**SHORT PROBLEM:** Begin with the first line of the material and write out each line exactly, ending with the line that contains "RED = '#8b1d2c'". Pictures are not part of the copy.
::: DATASET SECTION :::
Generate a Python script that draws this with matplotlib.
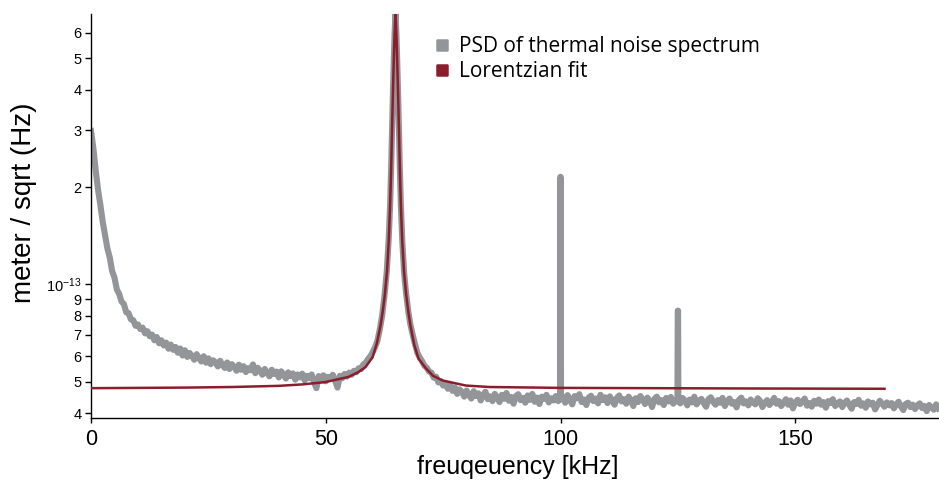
import numpy as np
import matplotlib
matplotlib.use('Agg')
import matplotlib.pyplot as plt
import matplotlib.ticker as mticker
from matplotlib.lines import Line2D
from matplotlib.markers import MarkerStyle

plt.rcParams['font.family'] = ['Liberation Sans', 'DejaVu Sans']
plt.rcParams['mathtext.default'] = 'regular'

GRAY = '#939598'
RED = '#8b1d2c'

# thermal noise PSD, values in 1e-13 m/sqrt(Hz)
# part 1: 0 .. 59.5 kHz, 0.5 kHz steps
psd_low = [
    2.98, 2.64, 2.25, 1.96, 1.76, 1.56, 1.42, 1.29, 1.21, 1.10,
    1.05, 0.965, 0.935, 0.885, 0.87, 0.82, 0.815, 0.78, 0.775, 0.745,
    0.752, 0.728, 0.735, 0.706, 0.717, 0.692, 0.70, 0.672, 0.688, 0.658,
    0.672, 0.648, 0.661, 0.633, 0.652, 0.628, 0.641, 0.615, 0.634, 0.603,
    0.626, 0.597, 0.614, 0.601, 0.585, 0.609, 0.592, 0.578, 0.60, 0.573,
    0.591, 0.567, 0.583, 0.575, 0.558, 0.581, 0.564, 0.552, 0.574, 0.548,
    0.567, 0.556, 0.541, 0.565, 0.545, 0.559, 0.536, 0.551, 0.543, 0.566,
    0.532, 0.553, 0.541, 0.526, 0.548, 0.534, 0.52, 0.545, 0.529, 0.538,
    0.516, 0.539, 0.527, 0.512, 0.535, 0.521, 0.531, 0.508, 0.527, 0.516,
    0.53, 0.505, 0.522, 0.513, 0.527, 0.499, 0.478, 0.521, 0.509, 0.524,
    0.502, 0.518, 0.511, 0.526, 0.504, 0.48, 0.522, 0.513, 0.529, 0.519,
    0.534, 0.526, 0.541, 0.535, 0.551, 0.547, 0.566, 0.572, 0.588, 0.60,
]
# part 2: resonance
psd_peak_f = [60.0, 60.5, 61.0, 61.5, 62.0, 62.5, 63.0, 63.4, 63.7, 63.93,
              64.05, 64.21, 64.35, 64.45, 64.55, 64.65, 64.75, 64.85, 64.95, 65.05,
              65.15, 65.25, 65.35, 65.49, 65.65, 65.77, 66.0, 66.3, 66.7, 67.1,
              67.6, 68.0, 68.5, 69.0, 69.5, 70.0]
psd_peak = [0.618, 0.64, 0.67, 0.725, 0.80, 0.92, 1.1, 1.38, 1.75, 2.3,
            2.75, 3.45, 4.15, 4.7, 5.3, 5.9, 6.4, 6.9, 6.4, 5.9,
            5.3, 4.7, 4.15, 3.45, 2.75, 2.3, 1.75, 1.36, 1.08, 0.94,
            0.82, 0.755, 0.70, 0.655, 0.615, 0.595]
# part 3: 70.5 .. 99.5 kHz
psd_mid = [
    0.58, 0.561, 0.553, 0.538, 0.534, 0.515, 0.519, 0.498, 0.503, 0.487,
    0.495, 0.476, 0.488, 0.469, 0.481, 0.459, 0.474, 0.466, 0.45, 0.47,
    0.455, 0.444, 0.468, 0.452, 0.461, 0.438, 0.455, 0.466, 0.442, 0.451,
    0.436, 0.459, 0.447, 0.433, 0.456, 0.443, 0.462, 0.437, 0.449, 0.428,
    0.452, 0.458, 0.439, 0.446, 0.431, 0.454, 0.44, 0.459, 0.434, 0.447,
    0.427, 0.45, 0.443, 0.456, 0.432, 0.445, 0.438, 0.452, 0.436,
]
# spike at 100 kHz
spike1_f = [99.9, 99.97, 100.03, 100.1]
spike1 = [0.441, 2.15, 2.15, 0.443]
# part 4: 100.5 .. 124.5 kHz
psd_mid2 = [
    0.449, 0.431, 0.455, 0.44, 0.426, 0.452, 0.445, 0.458, 0.433, 0.441,
    0.424, 0.447, 0.453, 0.436, 0.444, 0.429, 0.456, 0.439, 0.448, 0.43,
    0.451, 0.437, 0.425, 0.446, 0.454, 0.435, 0.442, 0.428, 0.45, 0.439,
    0.421, 0.445, 0.433, 0.452, 0.44, 0.427, 0.447, 0.436, 0.418, 0.443,
    0.45, 0.432, 0.439, 0.424, 0.446, 0.435, 0.449, 0.428, 0.437,
]
# spike at 125 kHz
spike2_f = [124.9, 124.97, 125.03, 125.1]
spike2 = [0.436, 0.83, 0.83, 0.437]
# part 5: 125.5 .. 180.5 kHz
psd_high = [
    0.429, 0.446, 0.438, 0.423, 0.441, 0.432, 0.45, 0.426, 0.437, 0.443,
    0.43, 0.419, 0.442, 0.448, 0.434, 0.425, 0.439, 0.431, 0.446, 0.421,
    0.436, 0.444, 0.428, 0.433, 0.417, 0.44, 0.447, 0.429, 0.435, 0.423,
    0.441, 0.432, 0.426, 0.445, 0.437, 0.418, 0.43, 0.439, 0.424, 0.434,
    0.446, 0.428, 0.436, 0.421, 0.431, 0.442, 0.425, 0.438, 0.414, 0.432,
    0.44, 0.427, 0.435, 0.444, 0.422, 0.43, 0.419, 0.437, 0.428, 0.441,
    0.425, 0.433, 0.416, 0.436, 0.43, 0.442, 0.421, 0.429, 0.435, 0.418,
    0.431, 0.438, 0.424, 0.413, 0.433, 0.427, 0.44, 0.422, 0.429, 0.416,
    0.435, 0.426, 0.431, 0.411, 0.424, 0.437, 0.428, 0.419, 0.432, 0.423,
    0.43, 0.414, 0.426, 0.434, 0.42, 0.409, 0.427, 0.431, 0.418, 0.425,
    0.412, 0.423, 0.429, 0.415, 0.421, 0.406, 0.424, 0.417, 0.41, 0.426,
    0.414,
]

# Lorentzian fit, values in 1e-13 m/sqrt(Hz)
fit_f = [0, 10, 20, 30, 40, 45, 49.85, 54.85, 56.85, 58.45,
         59.95, 60.85, 61.69, 62.15, 62.58, 63.05, 63.43, 63.7, 63.93, 64.05,
         64.21, 64.35, 64.45, 64.55, 64.65, 64.75, 64.85, 64.95, 65.05, 65.15,
         65.25, 65.35, 65.49, 65.65, 65.77, 66.0, 66.27, 66.65, 67.12, 67.55,
         68.01, 68.85, 69.75, 71.25, 72.85, 74.85, 79.85, 84.85, 90, 100,
         120, 140, 169]
fit_v = [0.478, 0.479, 0.48, 0.482, 0.486, 0.491, 0.499, 0.518, 0.535, 0.555,
         0.595, 0.655, 0.75, 0.83, 0.93, 1.1, 1.38, 1.75, 2.3, 2.75,
         3.45, 4.15, 4.7, 5.3, 5.9, 6.4, 6.9, 6.4, 5.9, 5.3,
         4.7, 4.15, 3.45, 2.75, 2.3, 1.75, 1.38, 1.1, 0.93, 0.83,
         0.75, 0.65, 0.59, 0.552, 0.522, 0.505, 0.487, 0.482, 0.481, 0.479,
         0.478, 0.477, 0.476]

ytick_vals = [4e-14, 5e-14, 6e-14, 7e-14, 8e-14, 9e-14, 1e-13,
              2e-13, 3e-13, 4e-13, 5e-13, 6e-13]
ytick_labels = ['4', '5', '6', '7', '8', '9', '$10^{-13}$',
                '2', '3', '4', '5', '6']
xtick_vals = [0, 50, 100, 150]

f_low = 0.0 + 0.5 * np.arange(len(psd_low))
f_mid = 70.5 + 0.5 * np.arange(len(psd_mid))
f_mid2 = 100.5 + 0.5 * np.arange(len(psd_mid2))
f_high = 125.5 + 0.5 * np.arange(len(psd_high))

psd_f = np.concatenate([f_low, psd_peak_f, f_mid, spike1_f, f_mid2, spike2_f, f_high])
psd_v = np.concatenate([psd_low, psd_peak, psd_mid, spike1, psd_mid2, spike2, psd_high]) * 1e-13

fig = plt.figure(figsize=(9.39, 4.8), dpi=100)
ax = fig.add_axes([91 / 939, 1 - 417.5 / 480, 847.5 / 939, 403.5 / 480])

ax.plot(psd_f, psd_v, color=GRAY, lw=4.4, zorder=2)
ax.plot(fit_f, np.array(fit_v) * 1e-13, color=RED, lw=1.8, zorder=3)

ax.set_yscale('log')
ax.set_xlim(0, 180.5)
ax.set_ylim(3.88e-14, 6.85e-13)
ax.set_yticks(ytick_vals, ytick_labels)
ax.yaxis.set_minor_locator(mticker.NullLocator())
ax.set_xticks(xtick_vals)

for s in ['top', 'right']:
    ax.spines[s].set_visible(False)
for s in ['left', 'bottom']:
    ax.spines[s].set_linewidth(1.0)

ax.tick_params(axis='y', length=4, width=1, pad=3, labelsize=10.5)
ax.tick_params(axis='x', length=3.5, width=1, pad=5, labelsize=15.5)

ax.set_xlabel('freuqeuency [kHz]', fontsize=18)
ax.set_ylabel('meter / sqrt (Hz)', fontsize=20)
ax.xaxis.set_label_coords(0.504, -0.093)
ax.yaxis.set_label_coords(-0.064, 0.532)

sq = MarkerStyle('s', joinstyle='round')
handles = [Line2D([], [], ls='none', marker=sq, ms=7.8, mfc=GRAY, mec=GRAY, mew=1.8),
           Line2D([], [], ls='none', marker=sq, ms=7.8, mfc=RED, mec=RED, mew=1.8)]
ax.legend(handles, ['PSD of thermal noise spectrum', 'Lorentzian fit'],
          loc='upper left', bbox_to_anchor=(434 / 939, 1 - 36 / 480),
          bbox_transform=fig.transFigure, frameon=False,
          handlelength=0.8, handletextpad=0.4, borderpad=0, borderaxespad=0,
          labelspacing=0.2, prop={'family': 'Open Sans', 'size': 15})

fig.savefig('out.png', dpi=100)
:::
**RESULT OF THIS TASK:**
Generate a Python script that draws this with matplotlib.
import numpy as np
import matplotlib
matplotlib.use('Agg')
import matplotlib.pyplot as plt
import matplotlib.ticker as mticker
from matplotlib.lines import Line2D
from matplotlib.markers import MarkerStyle

plt.rcParams['font.family'] = ['Liberation Sans', 'DejaVu Sans']
plt.rcParams['mathtext.default'] = 'regular'

GRAY = '#939598'
RED = '#8b1d2c'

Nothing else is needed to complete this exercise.